古山高麗雄伝

 しばらくほっておいた「古山高麗雄伝」を読んでおりました。

戦争小説家 古山高麗雄伝

戦争小説家 古山高麗雄伝

 昨年の二月に最近買った本としてこれをあげていますので、さらっとでも通して
読むまでに一年もかかってしまったことになります。これはずいぶんとかかったこと
であります。
 この本の著者は1976年お生まれの方で、戦争の時代への関心から、戦争小説を書き
綴っていた古山高麗雄さんを追いかけるようになったとあります。
 当方が古山さんに興味をもったのは、安岡章太郎さんの作品モデル(「悪い仲間」)
としてですので、ちょっとスタート地点は違うのですが、古山さんの著作を丹念に
読んで、そして書名に「伝」とありますように家族、生い立ち、職歴と細かいところ
についても書かれているのは参考になることであります。
 昨年に購入して、すぐに読んだのは「悪い仲間との訣別」でありまして、それ以外
のところが、ほっておかれたことになりです。
 当方は若い頃から、なんとなくいつも少数派に属していまして、そんなこともあって
落ちこぼれた人たちの書くものを好んでいました。
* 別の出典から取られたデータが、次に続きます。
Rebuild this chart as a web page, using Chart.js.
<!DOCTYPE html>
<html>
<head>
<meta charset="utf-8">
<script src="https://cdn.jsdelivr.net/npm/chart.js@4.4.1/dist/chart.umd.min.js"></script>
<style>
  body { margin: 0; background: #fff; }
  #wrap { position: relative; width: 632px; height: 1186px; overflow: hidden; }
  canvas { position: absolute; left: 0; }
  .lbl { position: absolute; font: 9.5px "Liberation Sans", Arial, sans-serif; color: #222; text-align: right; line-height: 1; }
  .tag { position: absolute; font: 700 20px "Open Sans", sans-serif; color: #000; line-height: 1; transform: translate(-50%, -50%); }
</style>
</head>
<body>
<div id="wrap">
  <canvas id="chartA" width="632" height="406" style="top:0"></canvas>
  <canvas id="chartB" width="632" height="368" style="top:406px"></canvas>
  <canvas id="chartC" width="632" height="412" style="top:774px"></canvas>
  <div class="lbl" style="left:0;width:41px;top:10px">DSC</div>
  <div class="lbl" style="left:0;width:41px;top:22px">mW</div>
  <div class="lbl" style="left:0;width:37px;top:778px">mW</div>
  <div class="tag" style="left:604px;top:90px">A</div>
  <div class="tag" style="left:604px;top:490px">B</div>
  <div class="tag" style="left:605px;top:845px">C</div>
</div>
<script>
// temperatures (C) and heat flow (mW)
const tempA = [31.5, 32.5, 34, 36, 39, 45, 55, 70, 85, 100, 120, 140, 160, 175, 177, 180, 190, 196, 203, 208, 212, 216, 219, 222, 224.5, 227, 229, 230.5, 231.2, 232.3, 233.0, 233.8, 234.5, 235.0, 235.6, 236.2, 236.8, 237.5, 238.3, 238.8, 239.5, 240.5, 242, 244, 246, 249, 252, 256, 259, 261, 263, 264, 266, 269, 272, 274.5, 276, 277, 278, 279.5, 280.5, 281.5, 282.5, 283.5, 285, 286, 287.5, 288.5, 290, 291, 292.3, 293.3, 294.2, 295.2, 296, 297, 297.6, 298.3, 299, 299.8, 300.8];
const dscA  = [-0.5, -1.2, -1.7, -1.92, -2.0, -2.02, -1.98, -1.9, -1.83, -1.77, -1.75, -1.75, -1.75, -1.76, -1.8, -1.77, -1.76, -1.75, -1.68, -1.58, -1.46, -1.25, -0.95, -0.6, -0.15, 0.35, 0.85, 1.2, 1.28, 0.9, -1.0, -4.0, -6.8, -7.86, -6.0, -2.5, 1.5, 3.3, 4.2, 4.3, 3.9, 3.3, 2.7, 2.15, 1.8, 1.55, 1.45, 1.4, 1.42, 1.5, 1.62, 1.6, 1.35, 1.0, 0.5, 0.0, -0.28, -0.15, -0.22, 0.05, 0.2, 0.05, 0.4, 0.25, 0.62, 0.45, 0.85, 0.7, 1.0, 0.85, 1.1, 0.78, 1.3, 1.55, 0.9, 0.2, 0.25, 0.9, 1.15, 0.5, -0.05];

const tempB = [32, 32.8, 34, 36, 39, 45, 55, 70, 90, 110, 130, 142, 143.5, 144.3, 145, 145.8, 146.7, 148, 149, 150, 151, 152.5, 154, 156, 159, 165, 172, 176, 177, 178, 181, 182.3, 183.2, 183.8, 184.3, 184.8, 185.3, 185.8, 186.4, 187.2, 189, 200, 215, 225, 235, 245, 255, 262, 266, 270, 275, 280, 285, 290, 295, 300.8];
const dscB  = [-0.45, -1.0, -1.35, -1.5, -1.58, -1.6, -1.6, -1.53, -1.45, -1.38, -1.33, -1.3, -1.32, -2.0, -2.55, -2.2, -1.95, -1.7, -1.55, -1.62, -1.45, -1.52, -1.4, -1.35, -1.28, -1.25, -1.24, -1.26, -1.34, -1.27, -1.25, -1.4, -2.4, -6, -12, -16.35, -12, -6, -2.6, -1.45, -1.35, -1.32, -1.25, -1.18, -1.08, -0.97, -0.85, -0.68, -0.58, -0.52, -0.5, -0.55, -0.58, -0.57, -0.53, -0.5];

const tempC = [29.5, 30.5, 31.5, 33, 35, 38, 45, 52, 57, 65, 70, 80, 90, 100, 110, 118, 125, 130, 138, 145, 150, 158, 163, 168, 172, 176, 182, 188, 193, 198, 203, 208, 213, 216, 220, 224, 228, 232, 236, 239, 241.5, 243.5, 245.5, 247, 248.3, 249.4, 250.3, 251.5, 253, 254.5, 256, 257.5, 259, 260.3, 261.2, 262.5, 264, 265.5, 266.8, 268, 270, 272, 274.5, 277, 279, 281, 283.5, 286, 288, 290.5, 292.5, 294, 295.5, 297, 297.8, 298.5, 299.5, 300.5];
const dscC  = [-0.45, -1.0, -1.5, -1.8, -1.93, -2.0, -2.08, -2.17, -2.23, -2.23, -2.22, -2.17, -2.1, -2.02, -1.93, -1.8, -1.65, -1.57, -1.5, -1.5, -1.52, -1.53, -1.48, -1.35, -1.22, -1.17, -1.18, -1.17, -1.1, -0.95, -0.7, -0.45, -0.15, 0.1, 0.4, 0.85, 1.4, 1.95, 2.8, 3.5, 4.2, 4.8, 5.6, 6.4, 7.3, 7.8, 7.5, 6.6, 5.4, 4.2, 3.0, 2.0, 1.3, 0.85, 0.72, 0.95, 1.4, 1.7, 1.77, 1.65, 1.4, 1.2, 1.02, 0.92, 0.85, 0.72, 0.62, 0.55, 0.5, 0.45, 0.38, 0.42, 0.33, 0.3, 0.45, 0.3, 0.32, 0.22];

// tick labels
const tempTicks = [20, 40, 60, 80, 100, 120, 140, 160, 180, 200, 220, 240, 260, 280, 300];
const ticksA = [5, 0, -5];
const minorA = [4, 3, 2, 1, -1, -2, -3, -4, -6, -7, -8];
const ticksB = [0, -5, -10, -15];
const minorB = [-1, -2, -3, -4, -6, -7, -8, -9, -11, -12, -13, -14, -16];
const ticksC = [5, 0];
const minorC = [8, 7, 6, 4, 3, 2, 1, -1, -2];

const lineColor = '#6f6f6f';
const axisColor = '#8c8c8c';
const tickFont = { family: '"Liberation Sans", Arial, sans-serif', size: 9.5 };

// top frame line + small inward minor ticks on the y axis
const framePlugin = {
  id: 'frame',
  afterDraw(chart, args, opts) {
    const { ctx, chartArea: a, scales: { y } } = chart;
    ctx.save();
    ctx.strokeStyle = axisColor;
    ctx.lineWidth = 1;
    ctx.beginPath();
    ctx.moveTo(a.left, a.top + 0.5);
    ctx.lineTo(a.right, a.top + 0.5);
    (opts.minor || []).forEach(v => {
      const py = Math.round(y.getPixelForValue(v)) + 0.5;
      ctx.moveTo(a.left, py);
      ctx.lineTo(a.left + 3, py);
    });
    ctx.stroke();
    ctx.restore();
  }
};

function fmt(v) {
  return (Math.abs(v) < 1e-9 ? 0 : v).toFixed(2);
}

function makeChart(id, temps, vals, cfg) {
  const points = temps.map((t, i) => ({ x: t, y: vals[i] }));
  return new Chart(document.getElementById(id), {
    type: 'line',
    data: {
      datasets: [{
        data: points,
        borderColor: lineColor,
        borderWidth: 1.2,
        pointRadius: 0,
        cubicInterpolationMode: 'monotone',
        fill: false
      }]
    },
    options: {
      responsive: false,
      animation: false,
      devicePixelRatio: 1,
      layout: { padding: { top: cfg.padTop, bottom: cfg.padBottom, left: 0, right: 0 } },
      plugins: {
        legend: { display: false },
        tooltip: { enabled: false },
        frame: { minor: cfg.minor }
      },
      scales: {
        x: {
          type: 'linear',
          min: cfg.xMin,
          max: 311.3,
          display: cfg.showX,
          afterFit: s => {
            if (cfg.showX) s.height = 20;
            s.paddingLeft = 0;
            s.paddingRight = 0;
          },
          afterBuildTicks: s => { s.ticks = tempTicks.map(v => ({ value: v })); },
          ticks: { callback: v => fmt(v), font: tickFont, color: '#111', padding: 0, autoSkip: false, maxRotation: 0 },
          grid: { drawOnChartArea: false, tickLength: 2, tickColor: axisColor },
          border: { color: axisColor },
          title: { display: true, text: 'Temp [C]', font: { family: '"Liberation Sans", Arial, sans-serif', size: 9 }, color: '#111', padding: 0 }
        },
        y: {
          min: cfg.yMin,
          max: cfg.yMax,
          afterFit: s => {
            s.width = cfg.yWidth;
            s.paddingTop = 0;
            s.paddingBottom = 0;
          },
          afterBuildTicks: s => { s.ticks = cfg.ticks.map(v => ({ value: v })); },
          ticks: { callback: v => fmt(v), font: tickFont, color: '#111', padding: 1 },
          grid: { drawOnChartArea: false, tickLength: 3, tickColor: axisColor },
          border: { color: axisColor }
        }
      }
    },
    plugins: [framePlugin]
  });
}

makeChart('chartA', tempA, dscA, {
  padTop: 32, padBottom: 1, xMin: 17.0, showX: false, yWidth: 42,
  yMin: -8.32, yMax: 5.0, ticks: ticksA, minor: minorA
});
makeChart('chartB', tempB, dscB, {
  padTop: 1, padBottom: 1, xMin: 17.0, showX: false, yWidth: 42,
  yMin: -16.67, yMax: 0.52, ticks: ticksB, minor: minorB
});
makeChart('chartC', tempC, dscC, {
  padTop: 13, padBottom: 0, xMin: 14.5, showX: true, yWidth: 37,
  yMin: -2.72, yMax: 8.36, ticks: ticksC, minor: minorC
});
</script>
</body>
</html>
若い頃には、落ちこぼれたと自称す
る作者たちは、ほんとうにそうなのだろうと思っていたようなところがあるのですが、
決して落ちこぼれの作者たちは、世間の落ちこぼれではないと思ってからは、その作品
世界から離れるようになっていました。
 そんなところでおこったのが「悪い仲間との訣別」でありまして、安岡さんの仲間で
あると思われた古山さんの関係が悪くなったのは、古山さんが編集する「季刊藝術」に
掲載された川嶋至さんの「事実は復讐する」が、安岡さんの怒りをかったことにより
です。
 けっこうこの川嶋至さんの文章は話題となりましたが、いまでもなかなか簡単に読む
ことができないというところに、「悪い仲間」の怖さがあります。
この件に関しては安岡さんはとっても分が悪いのでありますが、安岡さんがこれに関し
てなにか発言していれば、ぜひとも読んでみたいと思いますが、どうでありましょう。